# My Long-term Happy Re-Marriage



## happiermarriage

My name is Yehuda and I am an Israeli. Naomi and I have been spouses for the last two decades. For both of us it is a second marriage, after a short period of being divorced from our former mates. 

Our success as a couple has many layers and we define it by its being alive and renewing. 

Both of us initiated our divorces as we felt during two long first marriages that they were doomed and devoid of friendship and real care and human warmth. Both of us were determined to give ourselves a new and better chance of finding a soul mate. Very soon after meeting through a mutual dear friend we realized we have a lot in common – values, awareness and personal growth, classical music, nature, reading, helping people. We fell in love in no time and started living together in Naomi's home just 6 weeks after we met. 

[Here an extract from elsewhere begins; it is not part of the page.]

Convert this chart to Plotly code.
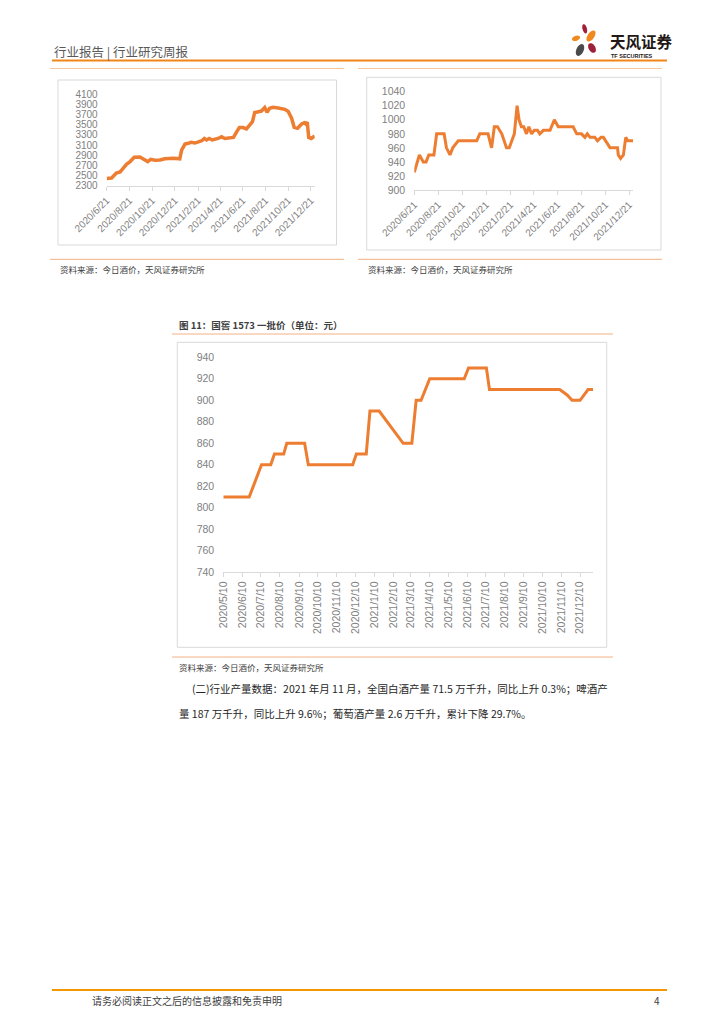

We define our marriage a success because we feel free to discuss everything; there are no taboo subjects in our relationship. Neither of us feels ashamed or guilty about sex, money, children and now grandchildren. We love spending time together in the kitchen, walking in the park, visiting each other's family. Naomi's children accepted me gladly into their family as I did not attempt to change the habits and norms at their home which gradually became my home too. 
Also both of us considered our friendship as one of the most important elements of our lives and were committed to make it work and thrive. We saw ourselves as very lucky to have found our beloved so quickly – only a few months after separating from our former respective spouses. 

Of course we had some difficulties especially in the first years, as our finances were really tight. I had to support two children from my first marriage. Naomi had to deal with debts her former husband left her with. But thanks to both our parents' support and our determination to overcome those difficulties, we succeeded.
What helped our marriage thrive over time are the commitment, the daily friendship, strong and mutual physical attraction and pleasure, mutual interests, personal flexibility and maturity, and very high interpersonal abilities – to talk, to listen, to empathize and to support.


----------



## happiermarriage

Thanks, Dean!
We both think we are lucky to have found each other. The decision to become a couple was very quick and quite against some odds, but we trusted our hearts and bodies and thank goodness here we are after 20 years still in love!


----------